Mary Elizabeth Williams as Tosca, Virginia Opera, 2009 (photo by Anne M. Peterson)
Making her company debut in this demanding role, Williams stood out for the strength and refinement of her voice, true intonation, and breath-taking dynamic range from ear-splitting to sweet pianissimo. The top gave out a bit at the high point of the torture scene in Act II, where she seemed to cut short some of the high notes, but her rendition of Vissi d'arte (see photo) was affecting and dramatic. It was a splendidly sung and movingly acted performance, right down to a full leap from the parapet of the Castel Sant'Angelo. Williams was scheduled to reprise the role with Augusta Opera in March, but that company has just announced that the rest of its season is canceled. Happily, she has also been engaged to sing the role with Arizona Opera in March and April.

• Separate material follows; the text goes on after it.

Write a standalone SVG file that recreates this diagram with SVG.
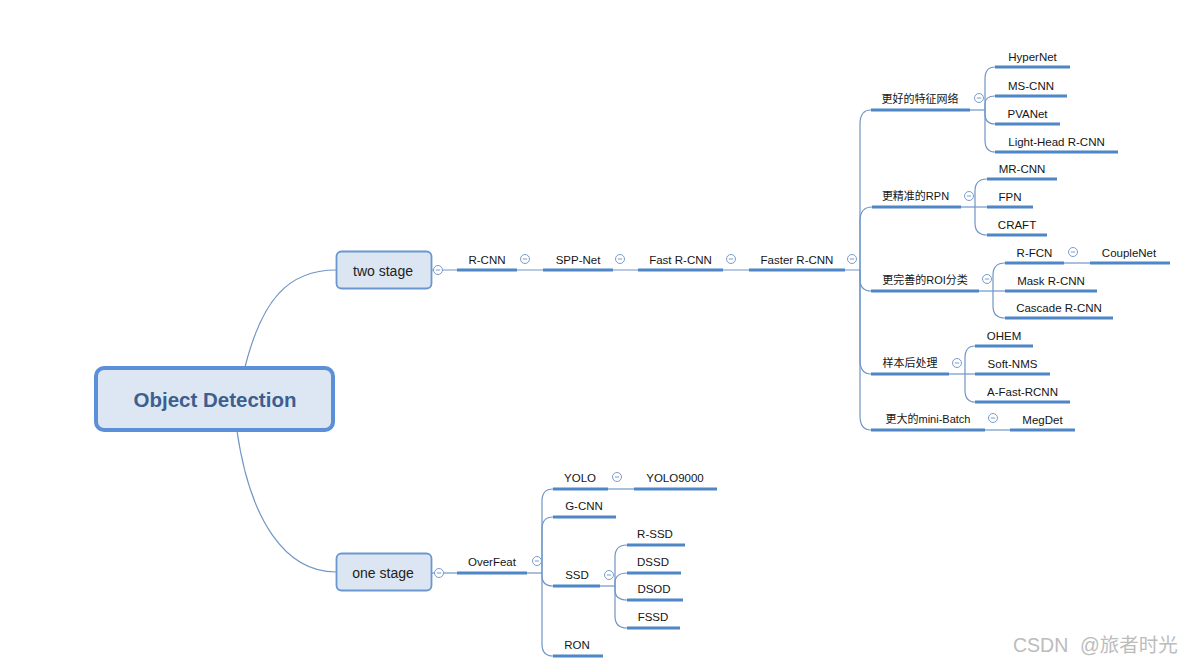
<svg xmlns="http://www.w3.org/2000/svg" width="1190" height="666" viewBox="0 0 1190 666">
<style>
.ln{fill:none;stroke:#7096c6;stroke-width:1.2}
.ul{stroke:#4f86c6;stroke-width:3}
.t{font-family:"Liberation Sans","Noto Sans CJK SC",sans-serif;font-size:11.5px;fill:#151515;text-anchor:middle}
.c{font-family:"Liberation Sans","Noto Sans CJK SC",sans-serif;font-size:11px;fill:#151515;text-anchor:middle}
.col circle{fill:#fff;stroke:#7a9ccb;stroke-width:1}
.col line{stroke:#7a9ccb;stroke-width:1}
</style>
<defs>
<g id="cb" class="col"><circle r="4.5"/><line x1="-2.2" y1="0" x2="2.2" y2="0"/></g>
</defs>
<rect width="1190" height="666" fill="#ffffff"/>

<g id="connectors">
<path class="ln" d="M245,367 C262,300 288,270 336,270"/>
<path class="ln" d="M237,431 C250,520 285,572 336,572"/>
<path class="ln" d="M432,270 L860,270"/>
<path class="ln" d="M860,270 L860,124 Q860,110 871,110"/>
<path class="ln" d="M860,270 L860,221 Q860,207 872,207"/>
<path class="ln" d="M860,270 L860,279 Q860,291 871,291"/>
<path class="ln" d="M860,270 L860,360 Q860,374 871,374"/>
<path class="ln" d="M860,270 L860,416 Q860,430 871,430"/>
<path class="ln" d="M970,110 L985,110"/>
<path class="ln" d="M985,110 L985,79 Q985,67 995,67"/>
<path class="ln" d="M985,110 L985,104 Q985,96 995,96"/>
<path class="ln" d="M985,110 L985,114 Q985,124 995,124"/>
<path class="ln" d="M985,110 L985,140 Q985,152 995,152"/>
<path class="ln" d="M961,207 L987,207"/>
<path class="ln" d="M975,207 L975,191 Q975,179 987,179"/>
<path class="ln" d="M975,207 L975,223 Q975,235 987,235"/>
<path class="ln" d="M979,291 L1005,291"/>
<path class="ln" d="M993,291 L993,275 Q993,263 1005,263"/>
<path class="ln" d="M993,291 L993,306 Q993,318 1005,318"/>
<path class="ln" d="M1064,263 L1090,263"/>
<path class="ln" d="M949,374 L975,374"/>
<path class="ln" d="M965,374 L965,358 Q965,346 975,346"/>
<path class="ln" d="M965,374 L965,390 Q965,402 975,402"/>
<path class="ln" d="M985,430 L1010,430"/>
<path class="ln" d="M432,573 L457,573"/>
<path class="ln" d="M527,573 L542,573"/>
<path class="ln" d="M542,573 L542,501 Q542,489 553,489"/>
<path class="ln" d="M542,573 L542,529 Q542,517 553,517"/>
<path class="ln" d="M542,573 L542,576 Q542,586 553,586"/>
<path class="ln" d="M542,573 L542,644 Q542,656 553,656"/>
<path class="ln" d="M608,489 L634,489"/>
<path class="ln" d="M600,586 L615,586"/>
<path class="ln" d="M615,586 L615,557 Q615,545 627,545"/>
<path class="ln" d="M615,586 L615,583 Q615,573 627,573"/>
<path class="ln" d="M615,586 L615,590 Q615,600 627,600"/>
<path class="ln" d="M615,586 L615,616 Q615,628 627,628"/>
</g>

<g id="root">
<rect x="96" y="368" width="237" height="62" rx="8" fill="#dde7f3" stroke="#5b8fd8" stroke-width="4"/>
<text x="215" y="407" font-family="Liberation Sans, Noto Sans CJK SC, sans-serif" font-size="20.5" font-weight="bold" fill="#3d5f8f" text-anchor="middle">Object Detection</text>
</g>

<g id="two-stage">
<rect x="336.5" y="251.5" width="95" height="37" rx="5" fill="#dce6f2" stroke="#6b97d0" stroke-width="1.8"/>
<text x="383" y="276" font-family="Liberation Sans, Noto Sans CJK SC, sans-serif" font-size="14" fill="#222" text-anchor="middle">two stage</text>
<use href="#cb" x="438" y="270"/>
</g>

<g id="one-stage">
<rect x="336.5" y="553.5" width="95" height="37" rx="5" fill="#dce6f2" stroke="#6b97d0" stroke-width="1.8"/>
<text x="383" y="578" font-family="Liberation Sans, Noto Sans CJK SC, sans-serif" font-size="14" fill="#222" text-anchor="middle">one stage</text>
<use href="#cb" x="439" y="573"/>
</g>

<g id="r-cnn"><line class="ul" x1="457" y1="270" x2="517" y2="270"/><text class="t" x="487" y="263.5">R-CNN</text><use href="#cb" x="525" y="259"/></g>
<g id="spp-net"><line class="ul" x1="543" y1="270" x2="613" y2="270"/><text class="t" x="578" y="263.5">SPP-Net</text><use href="#cb" x="620" y="259"/></g>
<g id="fast-r-cnn"><line class="ul" x1="638" y1="270" x2="723" y2="270"/><text class="t" x="680.5" y="263.5">Fast R-CNN</text><use href="#cb" x="731" y="259"/></g>
<g id="faster-r-cnn"><line class="ul" x1="749" y1="270" x2="845" y2="270"/><text class="t" x="797" y="263.5">Faster R-CNN</text><use href="#cb" x="852" y="259"/></g>

<g id="better-feature"><line class="ul" x1="871" y1="110" x2="970" y2="110"/><text class="c" x="920" y="103">更好的特征网络</text><use href="#cb" x="979" y="98"/></g>
<g id="hypernet"><line class="ul" x1="995" y1="67" x2="1070" y2="67"/><text class="t" x="1032.5" y="61">HyperNet</text></g>
<g id="ms-cnn"><line class="ul" x1="995" y1="96" x2="1067" y2="96"/><text class="t" x="1031" y="90">MS-CNN</text></g>
<g id="pvanet"><line class="ul" x1="995" y1="124" x2="1060" y2="124"/><text class="t" x="1027.5" y="118">PVANet</text></g>
<g id="light-head"><line class="ul" x1="995" y1="152" x2="1118" y2="152"/><text class="t" x="1056.5" y="146">Light-Head R-CNN</text></g>

<g id="better-rpn"><line class="ul" x1="872" y1="207" x2="961" y2="207"/><text class="c" x="915.5" y="200">更精准的RPN</text><use href="#cb" x="969" y="196"/></g>
<g id="mr-cnn"><line class="ul" x1="987" y1="179" x2="1057" y2="179"/><text class="t" x="1022" y="173">MR-CNN</text></g>
<g id="fpn"><line class="ul" x1="987" y1="207" x2="1033" y2="207"/><text class="t" x="1010" y="201">FPN</text></g>
<g id="craft"><line class="ul" x1="987" y1="235" x2="1047" y2="235"/><text class="t" x="1017" y="229">CRAFT</text></g>

<g id="better-roi"><line class="ul" x1="871" y1="291" x2="979" y2="291"/><text class="c" x="925" y="284">更完善的ROI分类</text><use href="#cb" x="987" y="279"/></g>
<g id="r-fcn"><line class="ul" x1="1005" y1="263" x2="1064" y2="263"/><text class="t" x="1034.5" y="257">R-FCN</text><use href="#cb" x="1073" y="252"/></g>
<g id="couplenet"><line class="ul" x1="1090" y1="263" x2="1170" y2="263"/><text class="t" x="1129" y="257">CoupleNet</text></g>
<g id="mask-r-cnn"><line class="ul" x1="1005" y1="291" x2="1097" y2="291"/><text class="t" x="1051" y="285">Mask R-CNN</text></g>
<g id="cascade-r-cnn"><line class="ul" x1="1005" y1="318" x2="1113" y2="318"/><text class="t" x="1059" y="312">Cascade R-CNN</text></g>

<g id="post-process"><line class="ul" x1="871" y1="374" x2="949" y2="374"/><text class="c" x="910" y="367">样本后处理</text><use href="#cb" x="957" y="363"/></g>
<g id="ohem"><line class="ul" x1="975" y1="346" x2="1033" y2="346"/><text class="t" x="1004" y="340">OHEM</text></g>
<g id="soft-nms"><line class="ul" x1="975" y1="374" x2="1050" y2="374"/><text class="t" x="1012.5" y="368">Soft-NMS</text></g>
<g id="a-fast-rcnn"><line class="ul" x1="975" y1="402" x2="1070" y2="402"/><text class="t" x="1022.5" y="396">A-Fast-RCNN</text></g>

<g id="mini-batch"><line class="ul" x1="871" y1="430" x2="985" y2="430"/><text class="c" x="928" y="423">更大的mini-Batch</text><use href="#cb" x="993" y="418"/></g>
<g id="megdet"><line class="ul" x1="1010" y1="430" x2="1075" y2="430"/><text class="t" x="1042.5" y="424">MegDet</text></g>

<g id="overfeat"><line class="ul" x1="457" y1="573" x2="527" y2="573"/><text class="t" x="492" y="566">OverFeat</text><use href="#cb" x="537" y="561"/></g>
<g id="yolo"><line class="ul" x1="553" y1="489" x2="608" y2="489"/><text class="t" x="580" y="482">YOLO</text><use href="#cb" x="617" y="477"/></g>
<g id="yolo9000"><line class="ul" x1="634" y1="489" x2="717" y2="489"/><text class="t" x="675" y="482">YOLO9000</text></g>
<g id="g-cnn"><line class="ul" x1="553" y1="517" x2="616" y2="517"/><text class="t" x="584" y="510">G-CNN</text></g>
<g id="ssd"><line class="ul" x1="553" y1="586" x2="600" y2="586"/><text class="t" x="577" y="579">SSD</text><use href="#cb" x="609" y="575"/></g>
<g id="r-ssd"><line class="ul" x1="627" y1="545" x2="685" y2="545"/><text class="t" x="655" y="538">R-SSD</text></g>
<g id="dssd"><line class="ul" x1="627" y1="573" x2="681" y2="573"/><text class="t" x="653" y="566">DSSD</text></g>
<g id="dsod"><line class="ul" x1="627" y1="600" x2="683" y2="600"/><text class="t" x="654" y="593">DSOD</text></g>
<g id="fssd"><line class="ul" x1="627" y1="628" x2="680" y2="628"/><text class="t" x="653" y="621">FSSD</text></g>
<g id="ron"><line class="ul" x1="553" y1="656" x2="603" y2="656"/><text class="t" x="577" y="649">RON</text></g>

<text x="1013" y="652" font-family="Liberation Sans, Noto Sans CJK SC, sans-serif" font-size="19.5" fill="#bcbcbc">CSDN <tspan x="1080">@旅者时光</tspan></text>
</svg>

Anne Midgette, Woe, Hoarse: A Rough Ride For 'Tosca' at George Mason (Washington Post, February 16)
Tim Smith, Promising soprano lifts Virginia Opera's 'Tosca' (Clef Notes, February 16)
Walt Amacker, Smooth, soaring lyrics and melodies mark ‘Tosca’ (Richmond Times-Dispatch, February 15)
T. L. Ponick, Puccini's best in grand performance (Washington Times, February 13)
David Nicholson, Soprano makes or breaks show (Newport News Daily Press, January 30)
As is often the case with regional opera companies, the production was pleasing in a nondescript way. Director Marc Astafan's staging cobbled together sets originally designed by Michael Yeargan, with costumes borrowed from Opera Theater of St. Louis. Act I showed a Masaccio-like downward-sloping perspective with reproductions of decoration from the church of Sant'Andrea delle Valle, although better care could have been taken with the Catholic details (a minister who was clearly not a pope was vested like a pope; a bishop processes with only one crozier, not two). It was a nice effect to have the silhouette of Michelangelo's dome for St. Peter's in the background of Act III, although in reality it is nowhere near that close (see this panoramic view). The orchestra gave a pleasing sound but not unexpectedly maxed out short of the full sound Puccini wanted, for the memorable entrance of Scarpia in Act I, for example. The company was using a chamber orchestra arrangement (with far fewer numbers of winds and brass), and some of the bell and organ sounds, played by synthesizer, were just terrible. With the number of small opera companies going bankrupt, we should just be glad that Virginia Opera somehow survives on its limited budget.
The final stop for Virginia Opera's production of Tosca is Richmond's Landmark Theater, next weekend (February 20 and 22).